Points of conflict at Florida/Race. Image modified from Google maps satellite imagery. A cyclist traveling west on Florida Avenue and switching to the new proposed multi-use path must navigate: A) Merging from a bike lane into vehicle traffic B1-B7) Ensuring vehicles from seven lanes are appropriately yielding, when proceeding west into the intersection C) Turning appropriately onto a left turn box D1-D2) Ensuring right-turning vehicles are appropriately yielding when proceeding south to cross Florida Avenue. Image by Deborah Liu.

The proposed new configuration is admittedly better than the existing state, which is a bike lane which abruptly ends midblock, and a sidewalk that vanishes at the intersection.

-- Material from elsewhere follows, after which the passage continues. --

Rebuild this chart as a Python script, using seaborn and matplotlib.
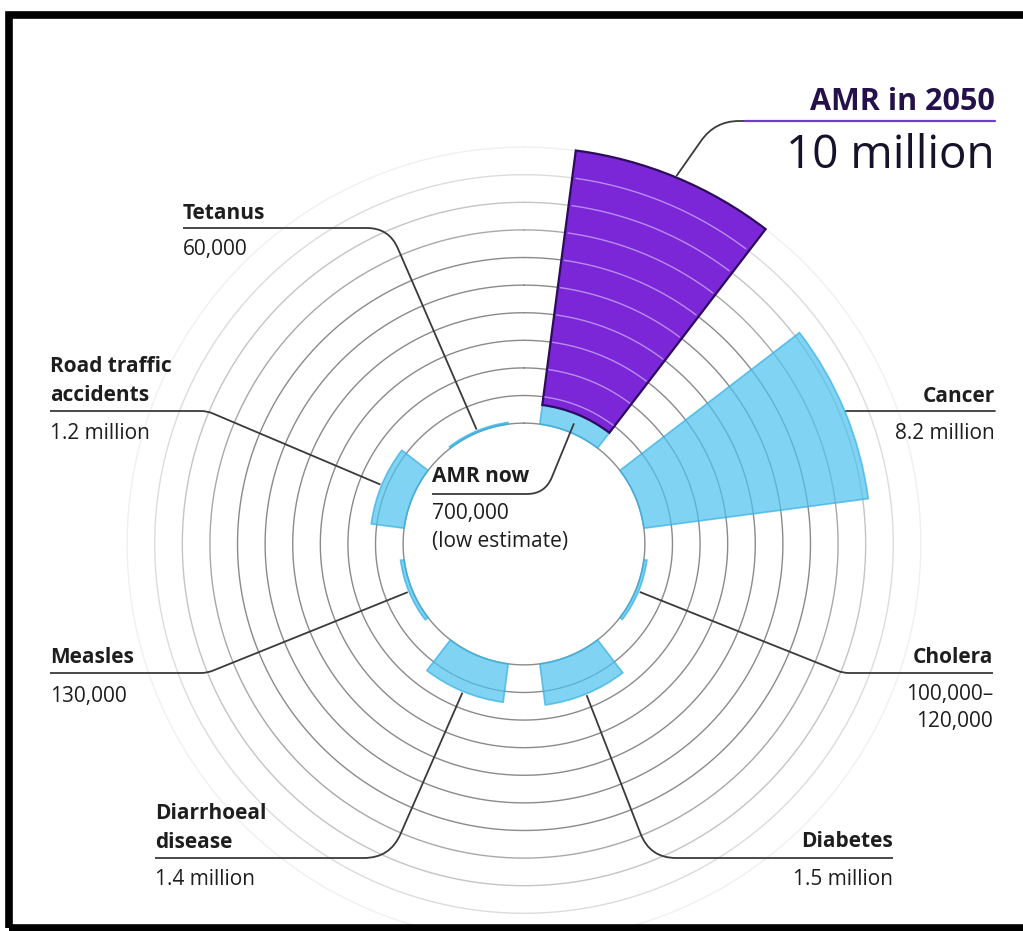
import numpy as np
import matplotlib.pyplot as plt
import seaborn as sns
from matplotlib.path import Path
from matplotlib.patches import PathPatch, Rectangle

sns.set_theme(style="white")
plt.rcParams['font.family'] = ['Open Sans', 'DejaVu Sans']

# deaths per year (millions), clockwise from the top
causes = ["AMR in 2050", "Cancer", "Cholera", "Diabetes",
          "Diarrhoeal disease", "Measles", "Road traffic accidents", "Tetanus"]
deaths = [10.0, 8.2, 0.11, 1.5, 1.4, 0.13, 1.2, 0.06]
amr_now = 0.7
name_labels = ["AMR in 2050", "Cancer", "Cholera", "Diabetes",
               "Diarrhoeal\ndisease", "Measles", "Road traffic\naccidents", "Tetanus"]
value_labels = ["10 million", "8.2 million", "100,000–\n120,000", "1.5 million",
                "1.4 million", "130,000", "1.2 million", "60,000"]
rings = np.arange(1, 11)

W, H = 1023, 931
blue = "#4fc3ee"
blue_edge = "#35b0e2"
purple = "#7b27d8"
purple_dark = "#2c0c5c"
ink = "#1e1e1e"

base = 4.38          # radius of the empty centre, in million units
rmax = 15.0
px_per = 27.6        # pixels per million
cx, cy = 524, 544    # centre of the chart in pixels (from top)
R = rmax * px_per

fig = plt.figure(figsize=(W / 100, H / 100), dpi=100)
ax = fig.add_axes([(cx - R) / W, (H - cy - R) / H, 2 * R / W, 2 * R / H], projection="polar")
ax.set_theta_zero_location("N")
ax.set_theta_direction(-1)
ax.set_ylim(0, rmax)
ax.axis("off")

angles = np.deg2rad(22.5 + 45 * np.arange(len(causes)))
width = np.deg2rad(30)

# concentric rings, fading out towards the edge
t = np.linspace(0, 2 * np.pi, 720)
ring_grey = ["#8a8a8a"] * 6 + ["#a8a8a8", "#c4c4c4", "#dcdcdc", "#f0f0f0"]
ax.plot(t, np.full_like(t, base), color="#8a8a8a", lw=1, zorder=1)
for k, c in zip(rings, ring_grey):
    ax.plot(t, np.full_like(t, base + k), color=c, lw=1, zorder=1)

# blue bars for today's causes of death
ax.bar(angles[1:], deaths[1:], width=width, bottom=base, color=blue, alpha=0.72,
       edgecolor=blue_edge, lw=1.2, zorder=2)
ax.bar(angles[0], amr_now, width=width, bottom=base, color=blue, alpha=0.72,
       edgecolor=blue_edge, lw=1.2, zorder=2)
# purple bar for AMR in 2050
ax.bar(angles[0], deaths[0] - amr_now, width=width, bottom=base + amr_now, color=purple,
       edgecolor=purple_dark, lw=1.6, zorder=3)
tp = np.linspace(angles[0] - width / 2 + 0.01, angles[0] + width / 2 - 0.01, 60)
for k in rings:
    if amr_now < k < deaths[0]:
        ax.plot(tp, np.full_like(tp, base + k), color="#c9a6f5", lw=1, alpha=0.8, zorder=4)

# overlay in pixel coordinates for labels and leader lines
ov = fig.add_axes([0, 0, 1, 1])
ov.set_xlim(0, W)
ov.set_ylim(H, 0)
ov.axis("off")


def tip(theta, r):
    p = ax.transData.transform((theta, r))
    return ov.transData.inverted().transform(p)


def leader(start, corner, end, rad=12, color="#3a3a3a", lw=1.3):
    s, c, e = np.array(start, float), np.array(corner, float), np.array(end, float)
    d1 = (c - s) / np.linalg.norm(c - s)
    d2 = (e - c) / np.linalg.norm(e - c)
    verts = [s, c - rad * d1, c, c + rad * d2, e]
    codes = [Path.MOVETO, Path.LINETO, Path.CURVE3, Path.CURVE3, Path.LINETO]
    ov.add_patch(PathPatch(Path(verts, codes), fill=False, color=color, lw=lw))


# (x, first name baseline, underline y, value baseline, align, corner x, corner radius)
layout = {
    "Cancer": (995, 402, 411, 439, "right", None, 0),
    "Cholera": (993, 663, 673, 700, "right", 843, 6),
    "Diabetes": (893, 847, 858, 885, "right", 650, 26),
    "Diarrhoeal disease": (155, 819, 858, 885, "left", 390, 26),
    "Measles": (50, 663, 673, 702, "left", 207, 6),
    "Road traffic accidents": (50, 372, 411, 439, "left", 207, 6),
    "Tetanus": (183, 219, 228, 255, "left", 389, 22),
}
line_gap = 29
fs = 15

for i, cause in enumerate(causes[1:], start=1):
    x, yn, yu, yv, ha, corner_x, rad = layout[cause]
    end = tip(angles[i], base + deaths[i] + 0.05)
    for j, txt in enumerate(name_labels[i].split("\n")):
        ov.text(x, yn + j * line_gap, txt, ha=ha, va="baseline",
                fontsize=fs, fontweight="bold", color=ink)
    for j, txt in enumerate(value_labels[i].split("\n")):
        ov.text(x, yv + j * 27, txt, ha=ha, va="baseline", fontsize=fs, color=ink)
    if corner_x is None:
        ov.plot([x, end[0]], [yu, yu], color="#3a3a3a", lw=1.3)
    else:
        leader((x, yu), (corner_x, yu), end, rad=rad)

# AMR now, inside the ring
now_end = tip(angles[0], base + amr_now / 2)
ov.text(432, 482, "AMR now", ha="left", va="baseline", fontsize=fs, fontweight="bold", color=ink)
ov.text(432, 519, "700,000", ha="left", va="baseline", fontsize=fs, color=ink)
ov.text(432, 547, "(low estimate)", ha="left", va="baseline", fontsize=fs, color=ink)
leader((432, 494), (545, 494), now_end, rad=18)

# AMR in 2050, top right
top_end = tip(angles[0], base + deaths[0] + 0.05)
leader((760, 121), (715, 121), top_end, rad=24)
ov.plot([745, 995], [121, 121], color="#6f3fc4", lw=1.6)
ov.text(995, 110, "AMR in 2050", ha="right", va="baseline", fontsize=22,
        fontweight="bold", color="#24104a")
ov.text(995, 168, "10 million", ha="right", va="baseline", fontsize=33, color="#15122a")

# black frame
fig.add_artist(Rectangle((8.5 / W, (H - 928) / H), (1035 - 8.5) / W, (928 - 15) / H,
                         transform=fig.transFigure, fill=False, ec="black", lw=5.5))

fig.savefig("out.png", dpi=100)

It is not good enough. Urbana’s own Bicycle Master Plan cites a study from Portland, Oregon suggesting that around 60% of individuals are “interested, but concerned” about biking. For these individuals, the safety risk of this single intersection is enough to reach for the car keys.

Reducing car dependency and the cost of private vehicle travel to our community requires aggressive implementation of induced demand in the opposite direction. Trips by car must have a higher cost than the corresponding trip by another mode. The proposed changes to Florida Avenue ease the way for faster car travel with only marginal improvements for foot and bike travel. The result will be exactly as intended: more cars, more pollution, high pavement repair costs and a further slide into the status quo of transportation.

Deliberately engineering to disincentivize driving requires a certain level of imagination, and actually implementing such changes would require vision and courage. Fortunately, the governments of Champaign-Urbana have plenty of examples to follow. We can eliminate cars from urban centers. We can give buses travel priority on busy roads. We can start building protected bike lanes, reduced crossing distances, smaller intersections, and narrower roads. But we can also start small, very small. We can start by thinking that maybe, just maybe, it’s okay for drivers to have to wait a little.